+++ INFORMATION SUPPLIED +++
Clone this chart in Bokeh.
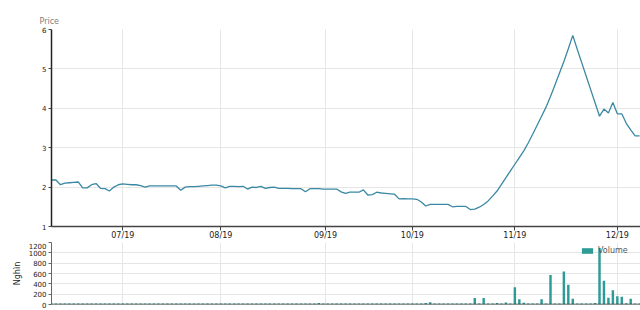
from bokeh.plotting import figure
from bokeh.models import Range1d, FixedTicker, Legend, LegendItem, Span
from bokeh.layouts import column
from bokeh.embed import file_html
from bokeh.resources import INLINE

# ---- data ----
tick_pos = [16, 38, 61.5, 81, 104, 127]
tick_labels = ["07/19", "08/19", "09/19", "10/19", "11/19", "12/19"]
price_ticks = [1, 2, 3, 4, 5, 6]
volume_ticks = [0, 200, 400, 600, 800, 1000, 1200]

price = [
    2.18, 2.18, 2.06, 2.10, 2.11, 2.12, 2.13, 1.98, 1.98, 2.06,
    2.09, 1.97, 1.96, 1.90, 2.00, 2.06, 2.08, 2.07, 2.06, 2.06,
    2.04, 2.00, 2.03, 2.03, 2.03, 2.03, 2.03, 2.03, 2.03, 1.92,
    2.00, 2.01, 2.01, 2.02, 2.03, 2.04, 2.05, 2.05, 2.03, 1.98,
    2.02, 2.02, 2.01, 2.02, 1.95, 2.00, 1.99, 2.02, 1.97, 1.99,
    2.00, 1.97, 1.97, 1.97, 1.96, 1.96, 1.96, 1.88, 1.96, 1.96,
    1.96, 1.95, 1.95, 1.95, 1.95, 1.88, 1.84, 1.87, 1.87, 1.87,
    1.93, 1.80, 1.81, 1.87, 1.85, 1.84, 1.83, 1.82, 1.70, 1.71,
    1.70, 1.70, 1.69, 1.62, 1.52, 1.56, 1.56, 1.56, 1.56, 1.56,
    1.50, 1.51, 1.51, 1.51, 1.43, 1.44, 1.49, 1.56, 1.65, 1.77,
    1.90, 2.07, 2.24, 2.41, 2.58, 2.75, 2.92, 3.12, 3.34, 3.57,
    3.80, 4.03, 4.30, 4.59, 4.89, 5.19, 5.51, 5.85, 5.50, 5.16,
    4.82, 4.48, 4.14, 3.80, 3.98, 3.88, 4.15, 3.86, 3.86, 3.62,
    3.45, 3.30, 3.30,
]

volume = [
    20, 20, 20, 20, 20, 20, 20, 20, 20, 20,
    20, 20, 20, 20, 20, 20, 20, 20, 20, 20,
    20, 20, 20, 20, 20, 20, 20, 20, 20, 20,
    20, 20, 20, 20, 20, 20, 20, 20, 20, 20,
    20, 20, 20, 20, 20, 20, 20, 20, 20, 20,
    20, 20, 20, 20, 20, 20, 20, 20, 20, 20,
    30, 20, 20, 20, 20, 20, 20, 20, 20, 20,
    20, 20, 20, 20, 20, 20, 20, 20, 20, 20,
    20, 20, 20, 20, 30, 45, 20, 20, 20, 20,
    20, 20, 20, 20, 20, 125, 20, 125, 20, 20,
    30, 20, 40, 20, 335, 100, 35, 20, 20, 20,
    100, 20, 572, 20, 20, 637, 382, 110, 20, 20,
    20, 20, 30, 1095, 462, 130, 276, 160, 148, 22,
    112, 20, 20,
]

day = list(range(len(price)))

FONT = "DejaVu Sans"
GRID = "#e6e6e6"
LINE_C = "#3a88a3"
BAR_C = "#2e9b96"

xr = Range1d(0, 132.2)

# ---- price chart ----
p = figure(width=640, height=242, x_range=xr, y_range=Range1d(1, 6),
           output_backend="svg", toolbar_location=None, title="Price",
           min_border_left=51, min_border_right=0, min_border_top=29,
           min_border_bottom=13)
p.outline_line_color = None
p.title.align = "left"
p.title.offset = -12
p.title.standoff = 8
p.title.text_font = FONT
p.title.text_font_size = "8px"
p.title.text_font_style = "normal"
p.title.text_color = "#808080"

p.line(day, price, line_color=LINE_C, line_width=1.3)

p.xaxis.ticker = FixedTicker(ticks=tick_pos)
p.xaxis.major_label_overrides = dict(zip(tick_pos, tick_labels))
p.xaxis.major_tick_out = 4
p.xaxis.major_tick_in = 0
p.xaxis.major_label_standoff = 0
p.xaxis.axis_line_color = "#444444"
p.xaxis.axis_line_width = 1.5
p.xaxis.major_tick_line_color = "#444444"
p.xaxis.major_label_text_font = FONT
p.xaxis.major_label_text_font_size = "8px"
p.xaxis.major_label_text_color = "#222222"

p.yaxis.ticker = FixedTicker(ticks=price_ticks)
p.yaxis.major_tick_out = 3
p.yaxis.major_tick_in = 0
p.yaxis.major_label_standoff = 2
p.yaxis.axis_line_color = "#222222"
p.yaxis.axis_line_width = 1.5
p.yaxis.major_tick_line_color = "#444444"
p.yaxis.major_label_text_font = FONT
p.yaxis.major_label_text_font_size = "7px"
p.yaxis.major_label_text_color = "#222222"

p.xgrid.grid_line_color = GRID
p.ygrid.grid_line_color = GRID

# ---- volume chart ----
v = figure(width=640, height=68, x_range=xr, y_range=Range1d(0, 1200),
           output_backend="svg", toolbar_location=None,
           x_axis_location=None,
           min_border_left=51, min_border_right=0, min_border_top=0,
           min_border_bottom=6)
v.outline_line_color = None

bars = v.vbar(x=day, top=volume, width=0.55, fill_color=BAR_C,
              line_color=None)

v.xgrid.ticker = FixedTicker(ticks=tick_pos)
v.xgrid.grid_line_color = GRID
v.ygrid.grid_line_color = GRID
v.yaxis.ticker = FixedTicker(ticks=volume_ticks)
v.yaxis.major_tick_out = 3
v.yaxis.major_tick_in = 0
v.yaxis.major_label_standoff = 2
v.yaxis.axis_line_color = "#666666"
v.yaxis.major_tick_line_color = "#666666"
v.yaxis.major_label_text_font = FONT
v.yaxis.major_label_text_font_size = "7px"
v.yaxis.major_label_text_color = "#222222"
v.yaxis.axis_label = "Nghìn"
v.yaxis.axis_label_text_font = FONT
v.yaxis.axis_label_text_font_size = "8px"
v.yaxis.axis_label_text_font_style = "normal"
v.yaxis.axis_label_text_color = "#222222"
v.yaxis.axis_label_standoff = 4

v.add_layout(Span(location=0, dimension="width", line_color="#333333",
                  line_width=1.5))

vleg = Legend(items=[LegendItem(label="Volume", renderers=[bars])],
              location=(529, 49), padding=0, margin=0, spacing=0,
              glyph_width=14, glyph_height=7, label_height=8,
              label_standoff=4, label_text_font=FONT,
              label_text_font_size="8px", label_text_color="#555555",
              background_fill_alpha=0, border_line_color=None)
v.add_layout(vleg)

layout = column(p, v, spacing=0)
open("out.html", "w").write(file_html(layout, INLINE))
+++
:: REQUEST ::
All of the material above should be reproduced exactly, except the pictures.

:: EXPECTED ANSWER ::
Clone this chart in Bokeh.
from bokeh.plotting import figure
from bokeh.models import Range1d, FixedTicker, Legend, LegendItem, Span
from bokeh.layouts import column
from bokeh.embed import file_html
from bokeh.resources import INLINE

# ---- data ----
tick_pos = [16, 38, 61.5, 81, 104, 127]
tick_labels = ["07/19", "08/19", "09/19", "10/19", "11/19", "12/19"]
price_ticks = [1, 2, 3, 4, 5, 6]
volume_ticks = [0, 200, 400, 600, 800, 1000, 1200]

price = [
    2.18, 2.18, 2.06, 2.10, 2.11, 2.12, 2.13, 1.98, 1.98, 2.06,
    2.09, 1.97, 1.96, 1.90, 2.00, 2.06, 2.08, 2.07, 2.06, 2.06,
    2.04, 2.00, 2.03, 2.03, 2.03, 2.03, 2.03, 2.03, 2.03, 1.92,
    2.00, 2.01, 2.01, 2.02, 2.03, 2.04, 2.05, 2.05, 2.03, 1.98,
    2.02, 2.02, 2.01, 2.02, 1.95, 2.00, 1.99, 2.02, 1.97, 1.99,
    2.00, 1.97, 1.97, 1.97, 1.96, 1.96, 1.96, 1.88, 1.96, 1.96,
    1.96, 1.95, 1.95, 1.95, 1.95, 1.88, 1.84, 1.87, 1.87, 1.87,
    1.93, 1.80, 1.81, 1.87, 1.85, 1.84, 1.83, 1.82, 1.70, 1.71,
    1.70, 1.70, 1.69, 1.62, 1.52, 1.56, 1.56, 1.56, 1.56, 1.56,
    1.50, 1.51, 1.51, 1.51, 1.43, 1.44, 1.49, 1.56, 1.65, 1.77,
    1.90, 2.07, 2.24, 2.41, 2.58, 2.75, 2.92, 3.12, 3.34, 3.57,
    3.80, 4.03, 4.30, 4.59, 4.89, 5.19, 5.51, 5.85, 5.50, 5.16,
    4.82, 4.48, 4.14, 3.80, 3.98, 3.88, 4.15, 3.86, 3.86, 3.62,
    3.45, 3.30, 3.30,
]

volume = [
    20, 20, 20, 20, 20, 20, 20, 20, 20, 20,
    20, 20, 20, 20, 20, 20, 20, 20, 20, 20,
    20, 20, 20, 20, 20, 20, 20, 20, 20, 20,
    20, 20, 20, 20, 20, 20, 20, 20, 20, 20,
    20, 20, 20, 20, 20, 20, 20, 20, 20, 20,
    20, 20, 20, 20, 20, 20, 20, 20, 20, 20,
    30, 20, 20, 20, 20, 20, 20, 20, 20, 20,
    20, 20, 20, 20, 20, 20, 20, 20, 20, 20,
    20, 20, 20, 20, 30, 45, 20, 20, 20, 20,
    20, 20, 20, 20, 20, 125, 20, 125, 20, 20,
    30, 20, 40, 20, 335, 100, 35, 20, 20, 20,
    100, 20, 572, 20, 20, 637, 382, 110, 20, 20,
    20, 20, 30, 1095, 462, 130, 276, 160, 148, 22,
    112, 20, 20,
]

day = list(range(len(price)))

FONT = "DejaVu Sans"
GRID = "#e6e6e6"
LINE_C = "#3a88a3"
BAR_C = "#2e9b96"

xr = Range1d(0, 132.2)

# ---- price chart ----
p = figure(width=640, height=242, x_range=xr, y_range=Range1d(1, 6),
           output_backend="svg", toolbar_location=None, title="Price",
           min_border_left=51, min_border_right=0, min_border_top=29,
           min_border_bottom=13)
p.outline_line_color = None
p.title.align = "left"
p.title.offset = -12
p.title.standoff = 8
p.title.text_font = FONT
p.title.text_font_size = "8px"
p.title.text_font_style = "normal"
p.title.text_color = "#808080"

p.line(day, price, line_color=LINE_C, line_width=1.3)

p.xaxis.ticker = FixedTicker(ticks=tick_pos)
p.xaxis.major_label_overrides = dict(zip(tick_pos, tick_labels))
p.xaxis.major_tick_out = 4
p.xaxis.major_tick_in = 0
p.xaxis.major_label_standoff = 0
p.xaxis.axis_line_color = "#444444"
p.xaxis.axis_line_width = 1.5
p.xaxis.major_tick_line_color = "#444444"
p.xaxis.major_label_text_font = FONT
p.xaxis.major_label_text_font_size = "8px"
p.xaxis.major_label_text_color = "#222222"

p.yaxis.ticker = FixedTicker(ticks=price_ticks)
p.yaxis.major_tick_out = 3
p.yaxis.major_tick_in = 0
p.yaxis.major_label_standoff = 2
p.yaxis.axis_line_color = "#222222"
p.yaxis.axis_line_width = 1.5
p.yaxis.major_tick_line_color = "#444444"
p.yaxis.major_label_text_font = FONT
p.yaxis.major_label_text_font_size = "7px"
p.yaxis.major_label_text_color = "#222222"

p.xgrid.grid_line_color = GRID
p.ygrid.grid_line_color = GRID

# ---- volume chart ----
v = figure(width=640, height=68, x_range=xr, y_range=Range1d(0, 1200),
           output_backend="svg", toolbar_location=None,
           x_axis_location=None,
           min_border_left=51, min_border_right=0, min_border_top=0,
           min_border_bottom=6)
v.outline_line_color = None

bars = v.vbar(x=day, top=volume, width=0.55, fill_color=BAR_C,
              line_color=None)

v.xgrid.ticker = FixedTicker(ticks=tick_pos)
v.xgrid.grid_line_color = GRID
v.ygrid.grid_line_color = GRID
v.yaxis.ticker = FixedTicker(ticks=volume_ticks)
v.yaxis.major_tick_out = 3
v.yaxis.major_tick_in = 0
v.yaxis.major_label_standoff = 2
v.yaxis.axis_line_color = "#666666"
v.yaxis.major_tick_line_color = "#666666"
v.yaxis.major_label_text_font = FONT
v.yaxis.major_label_text_font_size = "7px"
v.yaxis.major_label_text_color = "#222222"
v.yaxis.axis_label = "Nghìn"
v.yaxis.axis_label_text_font = FONT
v.yaxis.axis_label_text_font_size = "8px"
v.yaxis.axis_label_text_font_style = "normal"
v.yaxis.axis_label_text_color = "#222222"
v.yaxis.axis_label_standoff = 4

v.add_layout(Span(location=0, dimension="width", line_color="#333333",
                  line_width=1.5))

vleg = Legend(items=[LegendItem(label="Volume", renderers=[bars])],
              location=(529, 49), padding=0, margin=0, spacing=0,
              glyph_width=14, glyph_height=7, label_height=8,
              label_standoff=4, label_text_font=FONT,
              label_text_font_size="8px", label_text_color="#555555",
              background_fill_alpha=0, border_line_color=None)
v.add_layout(vleg)

layout = column(p, v, spacing=0)
open("out.html", "w").write(file_html(layout, INLINE))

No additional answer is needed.